→ **Written exercise**
Identify the lines bearing the string "drawn" and gather them.

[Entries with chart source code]
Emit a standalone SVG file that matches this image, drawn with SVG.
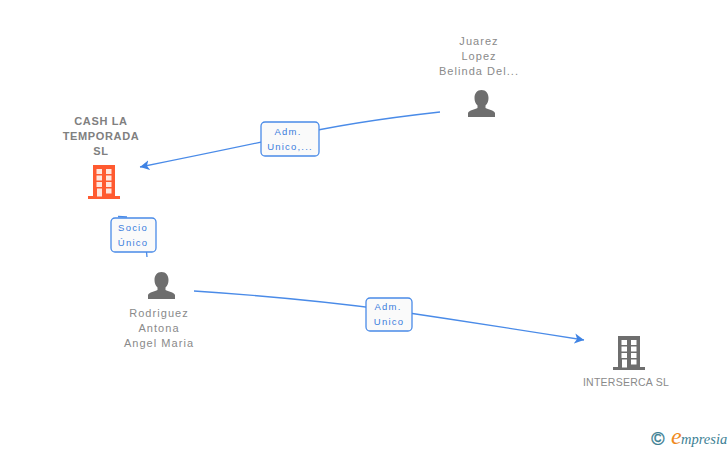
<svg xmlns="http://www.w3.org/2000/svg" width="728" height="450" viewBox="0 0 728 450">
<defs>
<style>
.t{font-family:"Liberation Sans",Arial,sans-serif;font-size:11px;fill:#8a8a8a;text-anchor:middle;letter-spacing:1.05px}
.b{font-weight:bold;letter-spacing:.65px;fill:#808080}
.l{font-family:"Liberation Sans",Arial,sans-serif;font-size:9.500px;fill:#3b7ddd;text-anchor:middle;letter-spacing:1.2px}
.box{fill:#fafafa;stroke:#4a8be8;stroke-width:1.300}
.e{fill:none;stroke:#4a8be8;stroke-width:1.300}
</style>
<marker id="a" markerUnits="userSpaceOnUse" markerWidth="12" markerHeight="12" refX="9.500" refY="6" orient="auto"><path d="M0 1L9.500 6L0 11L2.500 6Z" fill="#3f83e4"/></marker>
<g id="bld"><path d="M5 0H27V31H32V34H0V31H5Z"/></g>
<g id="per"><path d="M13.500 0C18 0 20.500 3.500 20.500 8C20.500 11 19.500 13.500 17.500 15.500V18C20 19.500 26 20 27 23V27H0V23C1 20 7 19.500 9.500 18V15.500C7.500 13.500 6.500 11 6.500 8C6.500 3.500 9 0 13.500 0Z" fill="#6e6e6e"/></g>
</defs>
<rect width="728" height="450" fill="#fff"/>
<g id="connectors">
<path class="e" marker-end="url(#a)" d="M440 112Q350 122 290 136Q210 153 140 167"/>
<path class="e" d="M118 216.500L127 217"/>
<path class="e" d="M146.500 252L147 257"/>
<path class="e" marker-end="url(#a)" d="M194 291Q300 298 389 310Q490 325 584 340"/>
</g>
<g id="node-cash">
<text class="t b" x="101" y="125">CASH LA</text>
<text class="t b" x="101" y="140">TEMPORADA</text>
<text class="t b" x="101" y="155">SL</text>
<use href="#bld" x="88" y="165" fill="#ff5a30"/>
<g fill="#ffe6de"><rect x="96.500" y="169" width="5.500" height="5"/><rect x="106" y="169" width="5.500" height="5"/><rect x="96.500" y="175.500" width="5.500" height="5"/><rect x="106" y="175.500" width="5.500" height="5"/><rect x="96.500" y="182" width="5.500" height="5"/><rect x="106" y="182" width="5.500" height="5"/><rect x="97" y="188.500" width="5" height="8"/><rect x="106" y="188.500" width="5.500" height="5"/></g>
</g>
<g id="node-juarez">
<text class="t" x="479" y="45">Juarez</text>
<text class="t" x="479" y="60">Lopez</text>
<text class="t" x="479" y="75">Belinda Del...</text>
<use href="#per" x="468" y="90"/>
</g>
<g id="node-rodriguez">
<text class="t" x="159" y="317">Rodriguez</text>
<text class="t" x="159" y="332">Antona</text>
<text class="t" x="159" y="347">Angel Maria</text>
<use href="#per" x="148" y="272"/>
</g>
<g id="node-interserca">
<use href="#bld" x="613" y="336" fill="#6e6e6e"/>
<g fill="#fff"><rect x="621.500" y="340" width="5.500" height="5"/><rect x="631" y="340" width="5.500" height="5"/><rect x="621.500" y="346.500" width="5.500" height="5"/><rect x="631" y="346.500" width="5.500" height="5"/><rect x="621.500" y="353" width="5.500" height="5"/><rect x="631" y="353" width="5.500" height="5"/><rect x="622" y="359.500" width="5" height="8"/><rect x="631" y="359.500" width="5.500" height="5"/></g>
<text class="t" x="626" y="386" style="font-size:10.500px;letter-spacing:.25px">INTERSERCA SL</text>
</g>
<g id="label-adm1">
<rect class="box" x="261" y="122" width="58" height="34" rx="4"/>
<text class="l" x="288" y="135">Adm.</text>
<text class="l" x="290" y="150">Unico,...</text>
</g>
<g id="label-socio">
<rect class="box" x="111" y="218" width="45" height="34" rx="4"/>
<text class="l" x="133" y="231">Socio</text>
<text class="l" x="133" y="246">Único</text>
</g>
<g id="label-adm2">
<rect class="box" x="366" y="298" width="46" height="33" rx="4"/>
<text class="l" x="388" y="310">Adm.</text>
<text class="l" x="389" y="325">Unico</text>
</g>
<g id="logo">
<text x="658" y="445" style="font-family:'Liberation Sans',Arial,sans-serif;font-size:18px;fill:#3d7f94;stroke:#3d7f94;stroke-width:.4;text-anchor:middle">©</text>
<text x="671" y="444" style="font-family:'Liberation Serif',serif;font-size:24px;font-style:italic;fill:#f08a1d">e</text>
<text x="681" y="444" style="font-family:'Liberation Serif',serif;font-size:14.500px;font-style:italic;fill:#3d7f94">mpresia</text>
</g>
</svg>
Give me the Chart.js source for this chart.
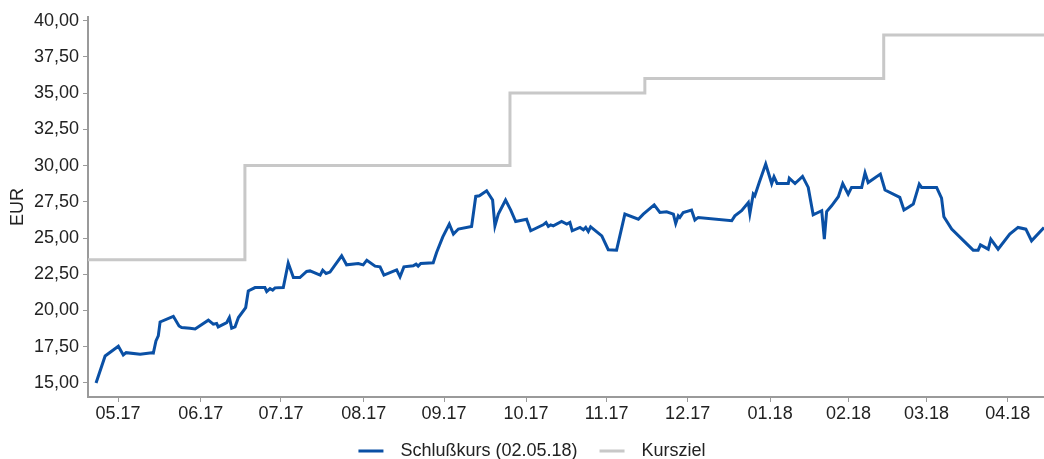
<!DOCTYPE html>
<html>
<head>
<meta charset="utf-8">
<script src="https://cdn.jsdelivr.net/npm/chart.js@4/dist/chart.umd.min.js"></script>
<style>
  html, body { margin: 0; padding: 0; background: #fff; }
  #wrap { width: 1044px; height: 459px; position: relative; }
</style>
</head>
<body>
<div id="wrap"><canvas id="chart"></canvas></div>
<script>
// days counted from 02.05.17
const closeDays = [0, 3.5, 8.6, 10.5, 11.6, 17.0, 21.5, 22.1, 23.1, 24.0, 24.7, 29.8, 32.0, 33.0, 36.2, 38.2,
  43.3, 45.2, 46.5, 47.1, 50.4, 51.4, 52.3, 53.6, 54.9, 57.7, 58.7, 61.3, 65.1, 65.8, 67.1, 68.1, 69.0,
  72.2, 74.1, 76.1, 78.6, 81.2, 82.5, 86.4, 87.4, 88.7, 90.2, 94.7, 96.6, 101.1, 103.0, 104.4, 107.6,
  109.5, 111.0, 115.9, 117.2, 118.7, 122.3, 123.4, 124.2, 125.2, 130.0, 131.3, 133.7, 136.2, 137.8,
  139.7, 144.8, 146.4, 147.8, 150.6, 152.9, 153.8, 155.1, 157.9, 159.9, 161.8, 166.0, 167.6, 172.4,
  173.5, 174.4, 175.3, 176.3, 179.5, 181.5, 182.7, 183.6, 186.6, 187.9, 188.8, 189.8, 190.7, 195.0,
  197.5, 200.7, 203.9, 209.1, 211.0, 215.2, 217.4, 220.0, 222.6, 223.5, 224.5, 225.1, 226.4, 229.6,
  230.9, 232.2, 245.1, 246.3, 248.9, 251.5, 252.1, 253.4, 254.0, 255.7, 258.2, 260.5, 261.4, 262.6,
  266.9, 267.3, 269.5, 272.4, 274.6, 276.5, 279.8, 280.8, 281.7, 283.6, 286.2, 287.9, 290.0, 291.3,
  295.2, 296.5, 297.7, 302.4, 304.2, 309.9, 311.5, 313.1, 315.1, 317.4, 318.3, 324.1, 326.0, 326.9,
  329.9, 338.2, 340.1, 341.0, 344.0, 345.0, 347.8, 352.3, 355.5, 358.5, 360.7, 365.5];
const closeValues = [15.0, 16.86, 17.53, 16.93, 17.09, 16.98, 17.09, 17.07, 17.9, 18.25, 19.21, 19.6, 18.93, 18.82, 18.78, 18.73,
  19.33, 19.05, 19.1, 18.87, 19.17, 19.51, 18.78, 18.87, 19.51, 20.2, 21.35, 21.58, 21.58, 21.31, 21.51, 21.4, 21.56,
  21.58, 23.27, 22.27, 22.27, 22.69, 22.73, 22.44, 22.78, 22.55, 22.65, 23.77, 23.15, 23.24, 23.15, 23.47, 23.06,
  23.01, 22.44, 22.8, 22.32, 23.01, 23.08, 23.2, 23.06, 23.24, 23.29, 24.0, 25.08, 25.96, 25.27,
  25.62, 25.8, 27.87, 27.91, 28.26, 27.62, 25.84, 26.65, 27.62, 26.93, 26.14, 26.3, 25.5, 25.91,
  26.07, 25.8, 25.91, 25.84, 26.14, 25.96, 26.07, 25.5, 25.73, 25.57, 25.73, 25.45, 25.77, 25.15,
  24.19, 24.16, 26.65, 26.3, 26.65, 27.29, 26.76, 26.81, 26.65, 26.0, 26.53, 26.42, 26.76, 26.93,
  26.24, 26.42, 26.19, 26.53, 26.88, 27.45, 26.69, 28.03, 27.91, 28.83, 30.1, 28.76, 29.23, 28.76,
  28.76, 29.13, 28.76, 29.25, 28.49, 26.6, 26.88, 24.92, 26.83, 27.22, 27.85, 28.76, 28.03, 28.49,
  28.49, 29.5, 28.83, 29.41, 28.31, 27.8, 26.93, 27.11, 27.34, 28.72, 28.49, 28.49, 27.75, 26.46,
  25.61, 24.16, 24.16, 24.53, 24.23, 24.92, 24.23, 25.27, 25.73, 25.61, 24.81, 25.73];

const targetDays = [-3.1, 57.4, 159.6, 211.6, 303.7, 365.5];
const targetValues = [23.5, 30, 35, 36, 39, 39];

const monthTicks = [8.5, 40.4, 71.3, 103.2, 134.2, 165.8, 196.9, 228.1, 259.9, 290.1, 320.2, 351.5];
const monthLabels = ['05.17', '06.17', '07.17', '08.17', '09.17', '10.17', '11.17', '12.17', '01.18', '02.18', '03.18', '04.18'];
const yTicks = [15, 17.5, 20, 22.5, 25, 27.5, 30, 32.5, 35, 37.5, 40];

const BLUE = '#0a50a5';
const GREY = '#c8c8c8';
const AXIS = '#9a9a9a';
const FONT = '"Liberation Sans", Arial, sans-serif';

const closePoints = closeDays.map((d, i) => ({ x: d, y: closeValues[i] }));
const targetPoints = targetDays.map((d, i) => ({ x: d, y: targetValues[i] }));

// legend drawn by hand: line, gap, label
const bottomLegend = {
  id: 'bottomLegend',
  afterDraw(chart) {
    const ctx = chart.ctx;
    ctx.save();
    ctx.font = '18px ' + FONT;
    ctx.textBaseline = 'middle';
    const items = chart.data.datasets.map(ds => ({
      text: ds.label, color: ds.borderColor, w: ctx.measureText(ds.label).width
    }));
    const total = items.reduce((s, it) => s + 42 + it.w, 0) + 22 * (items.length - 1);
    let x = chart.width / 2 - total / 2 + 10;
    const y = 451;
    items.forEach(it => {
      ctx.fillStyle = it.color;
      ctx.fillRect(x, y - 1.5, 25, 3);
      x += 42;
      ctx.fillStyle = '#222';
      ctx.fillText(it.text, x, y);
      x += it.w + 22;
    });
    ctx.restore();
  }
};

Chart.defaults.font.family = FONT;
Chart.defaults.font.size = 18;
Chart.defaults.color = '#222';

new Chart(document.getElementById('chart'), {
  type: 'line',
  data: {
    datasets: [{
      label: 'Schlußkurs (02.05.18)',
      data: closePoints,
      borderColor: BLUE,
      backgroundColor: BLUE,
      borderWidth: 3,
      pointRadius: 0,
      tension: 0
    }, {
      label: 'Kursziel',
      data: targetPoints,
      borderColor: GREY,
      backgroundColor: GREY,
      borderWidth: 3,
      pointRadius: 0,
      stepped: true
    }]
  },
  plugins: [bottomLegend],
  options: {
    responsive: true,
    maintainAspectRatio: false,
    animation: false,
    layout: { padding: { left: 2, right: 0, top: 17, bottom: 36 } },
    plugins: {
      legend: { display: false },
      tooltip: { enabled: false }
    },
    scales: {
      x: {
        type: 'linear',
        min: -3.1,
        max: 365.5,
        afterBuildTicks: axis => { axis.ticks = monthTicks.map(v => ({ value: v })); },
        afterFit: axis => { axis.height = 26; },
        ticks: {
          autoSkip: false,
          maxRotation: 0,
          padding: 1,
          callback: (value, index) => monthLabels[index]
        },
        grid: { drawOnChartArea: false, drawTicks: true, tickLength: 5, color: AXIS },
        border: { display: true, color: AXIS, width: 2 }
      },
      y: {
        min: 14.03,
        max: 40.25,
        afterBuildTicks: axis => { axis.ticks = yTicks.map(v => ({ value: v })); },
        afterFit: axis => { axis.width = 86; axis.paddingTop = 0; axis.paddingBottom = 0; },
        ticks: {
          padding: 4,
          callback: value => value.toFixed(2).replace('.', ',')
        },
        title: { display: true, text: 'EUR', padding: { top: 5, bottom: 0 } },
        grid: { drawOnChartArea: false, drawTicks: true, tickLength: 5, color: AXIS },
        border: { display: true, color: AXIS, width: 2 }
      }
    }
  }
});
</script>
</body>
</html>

→ **Answer to the task**
Emit a standalone SVG file that matches this image, drawn with SVG.
// legend drawn by hand: line, gap, label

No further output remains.